A Guide for the Beginning Writer

Steven Frank

Pantheon: 316 pp., $19.95

And now for something completely different. Frank humbly offers "the basic principles" of good writing. He's more concerned than Duras with giving beginning writers guidelines, and even hope. Duras is to be read during intelligent procrastination. Frank is to be read as you write. But you don't have to swallow it all.

Some principles are more time-tested and independent of sheer talent than others. "Show, don't tell," for example, is one that always seems to work. "Honoring the reader" is something Duras probably never gave much thought to. But you can't teach rhythm, and the section on finding your voice may tempt you to return to Duras' scary, solitary world.

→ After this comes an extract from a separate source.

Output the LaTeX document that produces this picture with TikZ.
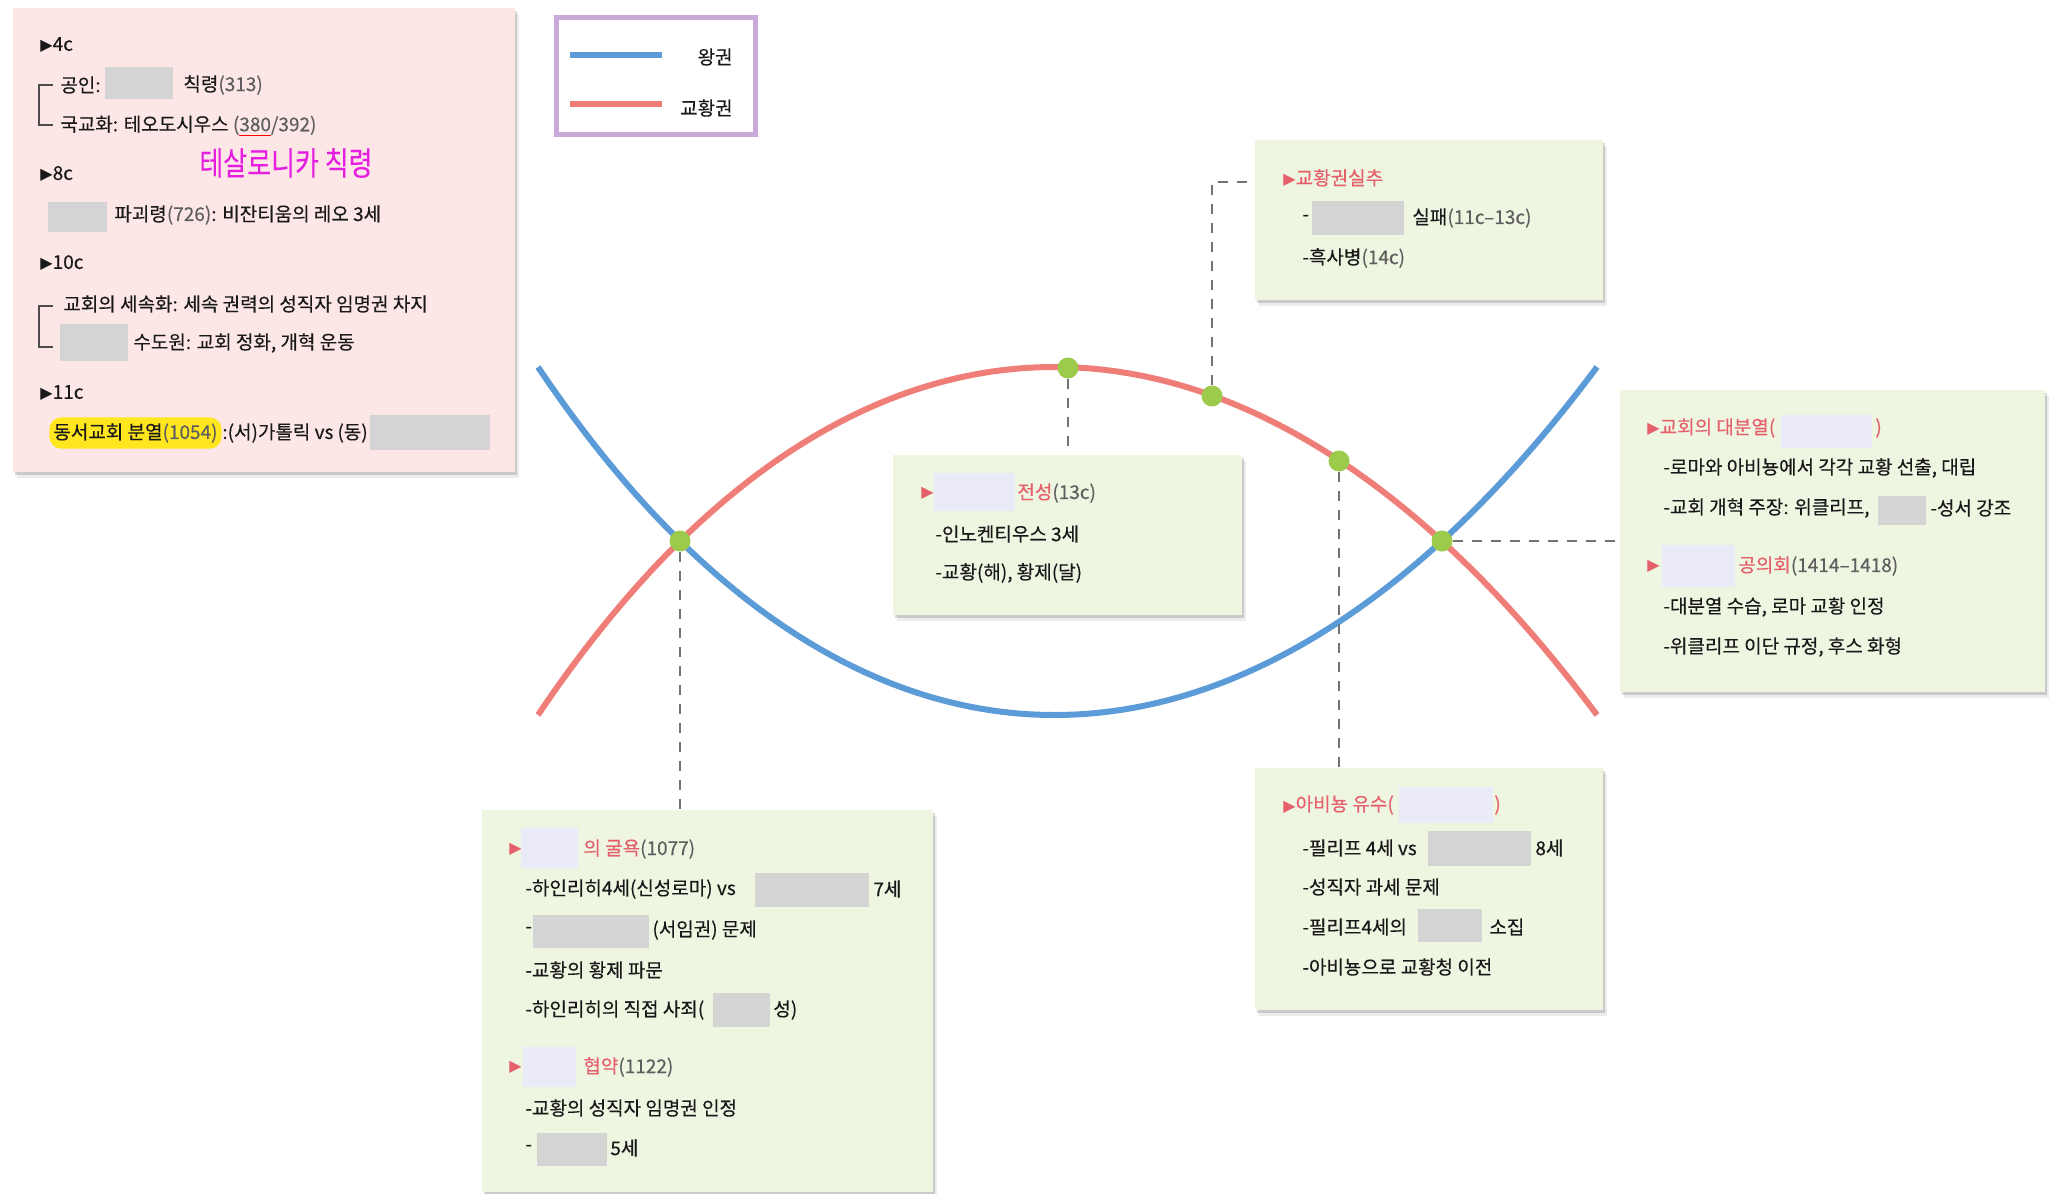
\documentclass[tikz,border=0pt]{standalone}
\usepackage{fontspec}
\setmainfont{Noto Sans CJK KR}[UprightFeatures={FakeBold=0.3}]
\newfontfamily\symf{DejaVu Sans}
\usetikzlibrary{fit,shadows,positioning}

\definecolor{kingblue}{HTML}{5A9BD8}
\definecolor{popered}{HTML}{F07E78}
\definecolor{titlered}{HTML}{E5606A}
\definecolor{numgray}{HTML}{5E5E5E}
\definecolor{blankgray}{HTML}{D4D4D4}
\definecolor{blanklav}{HTML}{EAEAF9}
\definecolor{panelgreen}{HTML}{EEF5E1}
\definecolor{panelpink}{HTML}{FCE7E6}
\definecolor{legendpurple}{HTML}{C9A9D7}
\definecolor{dotgreen}{HTML}{9CCB4B}
\definecolor{hlyellow}{HTML}{FFE61E}
\definecolor{penmagenta}{HTML}{E61EE0}

\newcommand{\kr}{\fontsize{9.5}{11}\selectfont}
\newcommand{\tri}{{\symf\fontsize{8}{8}\selectfont ▶}}
\newcommand{\nm}[1]{\textcolor{numgray}{#1}}
\newcommand{\rt}[1]{\textcolor{titlered}{#1}}
\newcommand{\redul}[1]{\setbox0\hbox{#1}\rlap{\color{red}\rule[-2.6pt]{\wd0}{0.6pt}}#1}

\NewDocumentCommand{\blankbox}{O{blankgray}mm}{%
\fill[#1] #2 rectangle #3;%
}

\tikzset{
  panel/.style={fill=panelgreen, inner sep=0pt,
    drop shadow={shadow xshift=1pt, shadow yshift=-1.5pt, opacity=.25, fill=black!60},
    drop shadow={shadow xshift=2pt, shadow yshift=-3pt, opacity=.12, fill=black!60}},
  pinkpanel/.style={panel, fill=panelpink},
  legendbox/.style={draw=legendpurple, line width=2.5pt, fill=white, inner sep=0pt},
  txt/.style={anchor=west, inner sep=0pt, font=\kr, text=black!90},
  pen/.style={inner sep=0pt, font=\fontsize{13}{14}\selectfont, text=penmagenta},
  kingline/.style={draw=kingblue, line width=3pt},
  popeline/.style={draw=popered, line width=3pt},
  dot/.style={circle, fill=dotgreen, minimum size=10.5pt, inner sep=0pt},
  conn/.style={draw=black!55, line width=1pt, dash pattern=on 5pt off 4.5pt},
  brk/.style={draw=black!70, line width=0.6pt},
}

\begin{document}
\begin{tikzpicture}[x=0.5pt, y=-0.5pt]
        \useasboundingbox (0,0) rectangle (2058,1194);
        \fill[white] (0,0) rectangle (2058,1194);

        % early church
        \node[pinkpanel, fit={(13,8) (515,472)}] (early) {};
        \node[txt] (c4) at (40,45) {\tri{}4c};
        \draw[brk] (53,85) -- (39,85) -- (39,125) -- (53,125);
        \node[txt] (c4a) at (60,85) {공인:};
        \blankbox{(105,67)}{(173,99)}
        \node[txt] (c4b) at (183,85) {칙령\nm{(313)}};
        \node[txt] (c4c) at (60,126) {국교화: 테오도시우스 \nm{(\redul{380}/392)}};
        \node[pen] (memo) at (286,163) {\scalebox{1}[1.25]{테살로니카 칙령}};
        \node[txt] (c8) at (40,174) {\tri{}8c};
        \blankbox{(48,202)}{(107,232)}
        \node[txt] (c8a) at (114,215) {파괴령\nm{(726)}: 비잔티움의 레오 3세};
        \node[txt] (c10) at (40,263) {\tri{}10c};
        \draw[brk] (53,306) -- (39,306) -- (39,347) -- (53,347);
        \node[txt] (c10a) at (63,304) {교회의 세속화: 세속 권력의 성직자 임명권 차지};
        \blankbox{(60,324)}{(128,361)}
        \node[txt] (c10b) at (133,343) {수도원: 교회 정화, 개혁 운동};
        \node[txt] (c11) at (40,393) {\tri{}11c};
        \node[txt, fill=hlyellow, rounded corners=6pt, inner xsep=2pt, inner ysep=3pt] (split) at (49,433) {동서교회 분열\nm{(1054)}};
        \node[txt, right=0pt of split] (split2) {:(서)가톨릭 vs\hspace{2pt}(동)};
        \blankbox{(370,415)}{(490,450)}

        % legend
        \node[legendbox, fit={(556,17) (755,134)}] (legend) {};
        \draw[kingline] (570,55) -- (662,55);
        \draw[popeline] (570,104) -- (662,104);
        \node[txt, anchor=east] (lking) at (733,57) {왕권};
        \node[txt, anchor=east] (lpope) at (733,108) {교황권};

        % curves
        \draw[kingline] (538,367) .. controls (849.3,831) and (1251.1,831) .. (1597,367);
        \draw[popeline] (538,715) .. controls (849.3,251) and (1251.1,251) .. (1597,715);

        % panels
        \node[panel, fit={(1255,140) (1603,300)}] (fall) {};
        \node[panel, fit={(893,455) (1242,615)}] (peak) {};
        \node[panel, fit={(1620,390) (2045,692)}] (schism) {};
        \node[panel, fit={(482,810) (933,1192)}] (hum) {};
        \node[panel, fit={(1255,768) (1603,1010)}] (avi) {};

        % decline
        \node[txt] (f1) at (1283,178) {\rt{\tri{}교황권실추}};
        \node[txt] (f2) at (1302,218) {-};
        \blankbox{(1312,201)}{(1404,235)}
        \node[txt] (f3) at (1412,218) {실패\nm{(11c--13c)}};
        \node[txt] (f4) at (1302,258) {-흑사병\nm{(14c)}};

        % 13c
        \node[txt, text=titlered] (p0) at (921,493) {\tri};
        \blankbox[blanklav]{(934,473)}{(1015,511)}
        \node[txt] (p1) at (1017,493) {\rt{전성}\nm{(13c)}};
        \node[txt] (p2) at (935,534) {-인노켄티우스 3세};
        \node[txt] (p3) at (935,573) {-교황(해), 황제(달)};

        % schism
        \node[txt] (s1) at (1647,428) {\rt{\tri{}교회의 대분열(}};
        \blankbox[blanklav]{(1781,415)}{(1872,448)}
        \node[txt] (s2) at (1875,428) {\rt{)}};
        \node[txt] (s3) at (1663,468) {-로마와 아비뇽에서 각각 교황 선출, 대립};
        \node[txt] (s4) at (1663,508) {-교회 개혁 주장: 위클리프,};
        \blankbox{(1878,496)}{(1926,525)}
        \node[txt] (s5) at (1930,508) {-성서 강조};
        \node[txt, text=titlered] (s6) at (1647,566) {\tri};
        \blankbox[blanklav]{(1662,545)}{(1735,587)}
        \node[txt] (s7) at (1738,566) {\rt{공의회}\nm{(1414--1418)}};
        \node[txt] (s8) at (1663,607) {-대분열 수습, 로마 교황 인정};
        \node[txt] (s9) at (1663,647) {-위클리프 이단 규정, 후스 화형};

        % 1077
        \node[txt, text=titlered] (h0) at (509,849) {\tri};
        \blankbox[blanklav]{(521,828)}{(578,868)}
        \node[txt] (h1) at (583,849) {\rt{의 굴욕}\nm{(1077)}};
        \node[txt] (h2) at (525,889) {-하인리히4세(신성로마) vs};
        \blankbox{(755,873)}{(869,907)}
        \node[txt] (h3) at (873,889) {7세};
        \node[txt] (h4) at (525,930) {-};
        \blankbox{(533,915)}{(649,948)}
        \node[txt] (h5) at (652,930) {(서임권) 문제};
        \node[txt] (h6) at (525,970) {-교황의 황제 파문};
        \node[txt] (h7) at (525,1010) {-하인리히의 직접 사죄(};
        \blankbox{(713,993)}{(770,1027)}
        \node[txt] (h8) at (773,1010) {성)};
        \node[txt, text=titlered] (h9) at (509,1067) {\tri};
        \blankbox[blanklav]{(523,1047)}{(576,1087)}
        \node[txt] (h10) at (583,1067) {\rt{협약}\nm{(1122)}};
        \node[txt] (h11) at (525,1108) {-교황의 성직자 임명권 인정};
        \node[txt] (h12) at (525,1148) {-};
        \blankbox{(537,1133)}{(607,1166)}
        \node[txt] (h13) at (610,1148) {5세};

        % avignon
        \node[txt] (a1) at (1283,805) {\rt{\tri{}아비뇽 유수(}};
        \blankbox[blanklav]{(1399,787)}{(1493,823)}
        \node[txt] (a2) at (1494,805) {\rt{)}};
        \node[txt] (a3) at (1302,848) {-필리프 4세 vs};
        \blankbox{(1428,831)}{(1531,866)}
        \node[txt] (a4) at (1535,848) {8세};
        \node[txt] (a5) at (1302,887) {-성직자 과세 문제};
        \node[txt] (a6) at (1302,927) {-필리프4세의};
        \blankbox{(1418,909)}{(1482,942)}
        \node[txt] (a7) at (1489,927) {소집};
        \node[txt] (a8) at (1302,967) {-아비뇽으로 교황청 이전};

        % dots
        \node[dot] (d1) at (680,541) {};
        \node[dot] (d2) at (1068,368) {};
        \node[dot] (d3) at (1212,396) {};
        \node[dot] (d4) at (1339,461) {};
        \node[dot] (d5) at (1442,541) {};
        \coordinate (k3) at (1255,182);

        \draw[conn] (d1) -- (d1 |- hum.north);
        \draw[conn] (d2) -- (d2 |- peak.north);
        \draw[conn] (d3) |- (k3);
        \draw[conn] (d4) -- (d4 |- avi.north);
        \draw[conn] (d5) -- (d5 -| schism.west);
    \end{tikzpicture}
\end{document}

Frank's notes on economy of language will be helpful to most of us, though some fine writers like Dave Eggers or David Foster Wallace or even James Joyce aren't wed to parsimony. Frank is generous; he doesn't want anyone to be frightened away from the sport because they don't know the rules.

*

Writing Fiction

The Practical Guide From

New York's Acclaimed

Creative Writing School

The Gotham Writers' Workshop

faculty, edited by Alexander Steele

Bloomsbury: 292 pp., $14.95 paper

This handy guide comes complete with a copy of Raymond Carver's story "Cathedral" in the appendix. Just in case, after reading "Writing Fiction," you assume you actually could. "We believe writing is a craft that can be taught," write Workshop founders Jeff Fligelman and David Grae. And they set about with great enthusiasm and energy to outline the principles of Character, Plot, Point of View, Dialogue, Voice, Theme and Setting.

Forget the beret. Forget the solitude. You can also forget the mania, because by the time you finish reading this book you might never set pen to paper. Each chapter includes exercises (some are a lot of fun), but there is altogether too much boiling down for my taste: We're told that plot should be centered around one question, characters must be consistent and one must begin a story at the right place. If everyone followed these suggestions, all our novels would be, like Disney movies, fundamentally the same.